UK chip designer ARM announced yesterday that it had become a charter member of an organization called the GENIVI Alliance. We'd never heard of this organization, so we spoke to Kevin Smith, VP of segment marketing at ARM, to find out what the big deal is.

The IVI part of GENIVI stands for ‘in-vehicle infotainment' and refers to the whole ecosystem around networked products and services designed for use in the car. GENIVI was created a year ago, with the stated aim of: "...driving the development and broad adoption of an open source IVI reference platform."

Among the founder members were Intel and embedded software giant Wind River, which Intel acquired a few months later. In fact they were the only technology generalists among the founder members, the rest all specialising in the automotive industry in one way or another.

Well it looks like ARM's ecosystem, which includes pretty much every low-power chip maker apart from Intel, is not happy with its lack of representation in GENIVI. "Our membership has been driven by our partners, such as Texas Instruments, NEC and Freescale," said Smith. "The industry needs balance and ARM's membership adds legitimacy."
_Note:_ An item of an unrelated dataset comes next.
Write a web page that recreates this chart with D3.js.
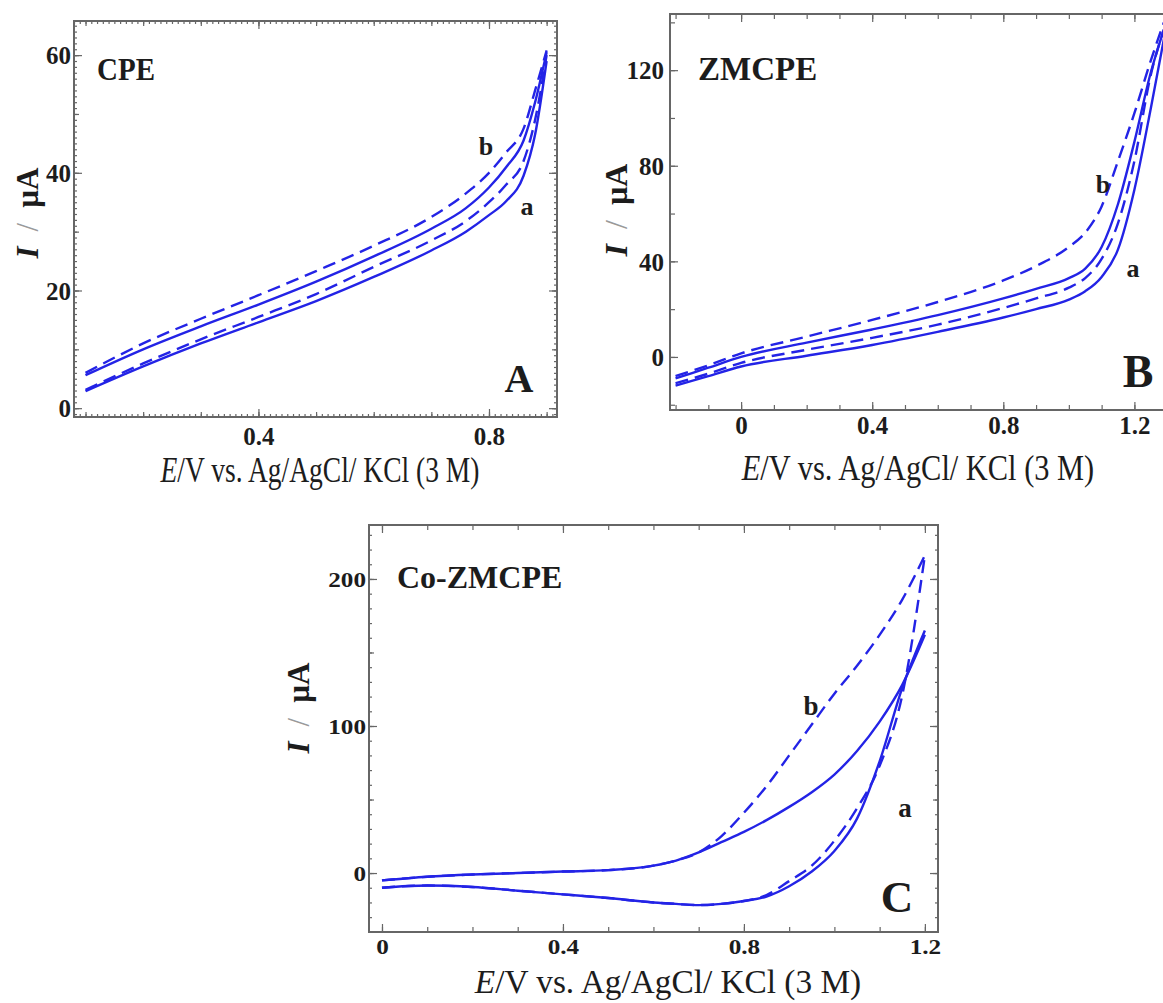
<!DOCTYPE html>
<html>
<head>
<meta charset="utf-8">
<script src="https://cdn.jsdelivr.net/npm/d3@7"></script>
<style>
body { margin: 0; background: #fff; }
svg text { font-family: "Liberation Serif", "Times New Roman", serif; fill: #1c1c1c; }
</style>
</head>
<body>
<div id="chart"></div>
<script>
// values: E in V, I in µA
// a = solid loop, b = dashed loop; Fwd = upper (anodic) branch, Rev = lower branch

// panel A : CPE
var cpeE    = [0.1, 0.2, 0.3, 0.4, 0.5, 0.6, 0.7, 0.76, 0.8, 0.83, 0.86, 0.88, 0.9];
var cpeAFwd = [5.6, 10.0, 13.9, 17.6, 21.5, 25.8, 30.5, 34.0, 37.5, 41.0, 45.5, 52.0, 60.5];
var cpeARev = [2.9, 7.1, 11.0, 14.6, 18.2, 22.3, 26.8, 30.0, 32.8, 35.2, 39.5, 46.5, 59.0];
var cpeBFwd = [6.0, 11.0, 15.2, 19.2, 23.3, 27.6, 32.5, 36.5, 40.0, 43.5, 47.5, 54.0, 60.8];
var cpeBRev = [3.1, 7.6, 11.7, 15.5, 19.4, 24.0, 28.5, 31.8, 35.0, 38.0, 42.0, 49.0, 60.0];

// panel B : ZMCPE
var zmE    = [-0.2, -0.1, 0, 0.2, 0.4, 0.6, 0.8, 0.9, 1.0, 1.05, 1.1, 1.15, 1.2, 1.25, 1.29];
var zmAFwd = [-9, -4.5, 0, 6, 11.5, 17.5, 24.5, 28.5, 33, 37, 46, 64, 90, 119, 137];
var zmARev = [-12, -8, -4, 0.5, 5, 10.5, 16.5, 20, 24, 27.5, 33.5, 45, 70, 104, 133];
var zmBFwd = [-8, -3.5, 1.5, 8.5, 15.5, 23, 32, 38, 46, 52, 63, 82, 102, 124, 140];
var zmBRev = [-11, -7, -2.5, 3, 8, 13.5, 20.5, 24.5, 29, 33, 41, 56, 82, 118, 137];

// panel C : Co-ZMCPE
var coE    = [0, 0.1, 0.2, 0.3, 0.4, 0.5, 0.6, 0.65, 0.7, 0.75, 0.8, 0.85, 0.9, 0.95, 1.0, 1.05, 1.1, 1.15, 1.2];
var coAFwd = [-5, -2.5, -1, 0, 1, 2, 5, 8.5, 14, 21, 28, 36, 45, 55, 67, 83, 103, 128, 162];
var coARev = [-10, -8.5, -9.5, -12, -14.5, -17, -20, -21, -21.8, -21, -19, -16, -9, 1, 15, 37, 76, 126, 165];
var coBFwd = [-5, -2.5, -1, 0, 1, 2, 5, 8.5, 14, 25, 41, 59, 80, 101, 122, 141, 162, 186, 216];
var coBRev = [-10, -8.5, -9.5, -12, -14.5, -17, -20, -21, -21.8, -21, -19, -15, -5.5, 5, 22, 44, 73, 121, 216];

// tick labels
var cpeXTicks = [0.4, 0.8], cpeYTicks = [0, 20, 40, 60];
var zmXTicks = [0, 0.4, 0.8, 1.2], zmYTicks = [0, 40, 80, 120];
var coXTicks = [0, 0.4, 0.8, 1.2], coYTicks = [0, 100, 200];

var blue = "#2323e6";
var frameCol = "#666";

var svg = d3.select("#chart")
    .append("svg")
    .attr("width", 1163)
    .attr("height", 1003);

var panels = [
    {
        id: "A", name: "CPE", E: cpeE,
        series: [[cpeAFwd, false], [cpeARev, false], [cpeBFwd, true], [cpeBRev, true]],
        frame: {l: 74, r: 557, t: 21, b: 417},
        xDom: [0.08, 0.918], yDom: [-1.5, 65.8],
        xTicks: cpeXTicks, yTicks: cpeYTicks,
        xMid: 0.1, yMid: 10, xFine: 0.01, yFine: 1,
        tickFs: 25, tickSx: 1, xLabDy: 28, yLabDx: 3,
        titleFs: 32, titleSx: 0.86, titleDy: 65, titleX: 320,
        yTitleX: 27, yTitleY: 213, yTitleFs: 31,
        nameX: 97, nameY: 80, nameFs: 29, nameSy: 1.12,
        bX: 486, bY: 155, aX: 527, aY: 215, abFs: 26,
        bigX: 519, bigY: 392, bigFs: 40
    },
    {
        id: "B", name: "ZMCPE", E: zmE,
        series: [[zmAFwd, false], [zmARev, false], [zmBFwd, true], [zmBRev, true]],
        frame: {l: 670, r: 1177, t: 14, b: 410},
        xDom: [-0.217, 1.33], yDom: [-22.2, 143.5],
        xTicks: zmXTicks, yTicks: zmYTicks,
        xMid: 0.1, yMid: 20, xFine: 0, yFine: 0,
        tickFs: 25, tickSx: 1, xLabDy: 24, yLabDx: 6,
        titleFs: 32, titleSx: 0.95, titleDy: 70, titleX: 918,
        yTitleX: 616, yTitleY: 210, yTitleFs: 32,
        nameX: 698, nameY: 80, nameFs: 33, nameSy: 1,
        bX: 1103, bY: 193, aX: 1133, aY: 277, abFs: 26,
        bigX: 1138, bigY: 387, bigFs: 46
    },
    {
        id: "C", name: "Co-ZMCPE", E: coE,
        series: [[coAFwd, false], [coARev, false], [coBFwd, true], [coBRev, true]],
        frame: {l: 369, r: 938, t: 525, b: 932},
        xDom: [-0.0287, 1.229], yDom: [-40.1, 236.7],
        xTicks: coXTicks, yTicks: coYTicks,
        xMid: 0.1, yMid: 50, xFine: 0, yFine: 10,
        tickFs: 21, tickSx: 1.2, xLabDy: 22, yLabDx: 3,
        titleFs: 29, titleSx: 1.15, titleDy: 61, titleX: 668,
        yTitleX: 298, yTitleY: 708, yTitleFs: 31,
        nameX: 397, nameY: 588, nameFs: 32, nameSy: 1,
        bX: 811, bY: 715, aX: 905, aY: 817, abFs: 27,
        bigX: 897, bigY: 912, bigFs: 45
    }
];

function stepTicks(dom, step) {
    var lo = Math.ceil(dom[0] / step - 1e-9), hi = Math.floor(dom[1] / step + 1e-9);
    return d3.range(lo, hi + 1).map(function(k) { return +(k * step).toFixed(4); });
}

function label(g, x, y, str, fs, sy, anchor) {
    return g.append("text")
        .attr("transform", "translate(" + x + "," + y + ") scale(1," + sy + ")")
        .attr("text-anchor", anchor)
        .attr("font-weight", "bold")
        .attr("font-size", fs)
        .text(str);
}

panels.forEach(function(p) {
    var f = p.frame;
    var x = d3.scaleLinear().domain(p.xDom).range([f.l, f.r]);
    var y = d3.scaleLinear().domain(p.yDom).range([f.b, f.t]);
    var g = svg.append("g").attr("class", "panel-" + p.id);

    // ticks on all four sides, pointing inward
    function sideTicks(values, len, withLabels) {
        var defs = [
            [d3.axisBottom(x), "translate(0," + f.b + ")", true],
            [d3.axisTop(x), "translate(0," + f.t + ")", false],
            [d3.axisLeft(y), "translate(" + f.l + ",0)", true],
            [d3.axisRight(y), "translate(" + f.r + ",0)", false]
        ];
        defs.forEach(function(d, i) {
            var vals = i < 2 ? values[0] : values[1];
            if (!vals.length) return;
            var showText = withLabels && d[2];
            var ax = d[0].tickValues(vals).tickSize(-len)
                .tickFormat(showText ? function(v) { return String(v); } : "");
            var ag = g.append("g").attr("transform", d[1]).call(ax);
            ag.select(".domain").remove();
            ag.selectAll("line").attr("stroke", frameCol).attr("stroke-width", 1.2);
            if (showText) {
                ag.selectAll("text")
                    .attr("fill", "#1c1c1c")
                    .attr("font-family", "Liberation Serif, Times New Roman, serif")
                    .attr("font-weight", "bold")
                    .attr("font-size", p.tickFs);
                if (i === 0) {
                    ag.selectAll("text").attr("y", 0).attr("dy", 0)
                        .attr("transform", "translate(0," + p.xLabDy + ") scale(" + p.tickSx + ",1)");
                } else {
                    ag.selectAll("text").attr("x", 0).attr("dy", "0.35em")
                        .attr("transform", "translate(" + (-p.yLabDx) + ",0) scale(" + p.tickSx + ",1)");
                }
            } else {
                ag.selectAll("text").remove();
            }
        });
    }

    var xf = p.xFine ? stepTicks(p.xDom, p.xFine) : [];
    var yf = p.yFine ? stepTicks(p.yDom, p.yFine) : [];
    sideTicks([xf, yf], 3, false);
    sideTicks([stepTicks(p.xDom, p.xMid), stepTicks(p.yDom, p.yMid)], 5, false);
    sideTicks([p.xTicks, p.yTicks], 8, true);

    g.append("rect")
        .attr("x", f.l).attr("y", f.t)
        .attr("width", f.r - f.l).attr("height", f.b - f.t)
        .attr("fill", "none")
        .attr("stroke", frameCol)
        .attr("stroke-width", 2);

    // curves
    var clipId = "clip-" + p.id;
    g.append("clipPath").attr("id", clipId)
        .append("rect")
        .attr("x", f.l).attr("y", f.t - 20)
        .attr("width", f.r - f.l).attr("height", f.b - f.t + 20);

    var line = d3.line()
        .x(function(d) { return x(d[0]); })
        .y(function(d) { return y(d[1]); })
        .curve(d3.curveMonotoneX);

    var cg = g.append("g").attr("clip-path", "url(#" + clipId + ")");
    p.series.forEach(function(s) {
        cg.append("path")
            .datum(d3.zip(p.E, s[0]))
            .attr("d", line)
            .attr("fill", "none")
            .attr("stroke", blue)
            .attr("stroke-width", 2.4)
            .attr("stroke-linejoin", "round")
            .attr("stroke-dasharray", s[1] ? "13,7" : null);
    });

    // texts
    label(g, p.nameX, p.nameY, p.name, p.nameFs, p.nameSy, "start");
    label(g, p.bX, p.bY, "b", p.abFs, 1, "middle");
    label(g, p.aX, p.aY, "a", p.abFs, 1, "middle");
    label(g, p.bigX, p.bigY, p.id, p.bigFs, 1, "middle");

    var t = g.append("text")
        .attr("transform", "translate(" + p.titleX + "," + (f.b + p.titleDy) + ") scale(" + p.titleSx + ",1.15)")
        .attr("text-anchor", "middle")
        .attr("font-size", p.titleFs);
    t.append("tspan").attr("font-style", "italic").text("E");
    t.append("tspan").text("/V vs. Ag/AgCl/ KCl (3 M)");

    var yt = g.append("text")
        .attr("transform", "translate(" + p.yTitleX + "," + p.yTitleY + ") rotate(-90)")
        .attr("text-anchor", "middle")
        .attr("dominant-baseline", "central")
        .attr("font-size", p.yTitleFs)
        .attr("font-weight", "bold");
    yt.append("tspan").attr("font-style", "italic").text("I");
    yt.append("tspan").attr("dx", 15).attr("font-weight", "normal").style("fill", "#9a9a9a").text("/");
    yt.append("tspan").attr("dx", 15).text("µA");
});
</script>
</body>
</html>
Not every ARM partner is so keen on GENIVI, it seems. NVIDIA and Qualcomm, both of whom have been crowing about their partnerships with Audi at CES and MWC respectively, are conspicuously absent from the membership list. However, the group is still young.

We asked Smith what kind of technologies we can expect to result from this alliance and he pointed towards vehicle-to-vehicle communication. In future a vast network of connected vehicles will be able to share real-time information about driving conditions and their navigation systems will be able to use this to make decisions. There are also vast possibilities for location based services and secure mobile commerce.

Not only is this alliance yet another example of the tech industry collaborating to grow the overall market, it's also a reminder of why competition is good. ARM and Intel are in direct competition with each other in the mobile phone, TV and mobile computing markets, this looks like another front in that battle.

If Intel wasn't a member of GENIVI, who's to say ARM would have bothered joining? By having both on board, GENIVI is much better positioned to deliver useful in-car technology to everyone.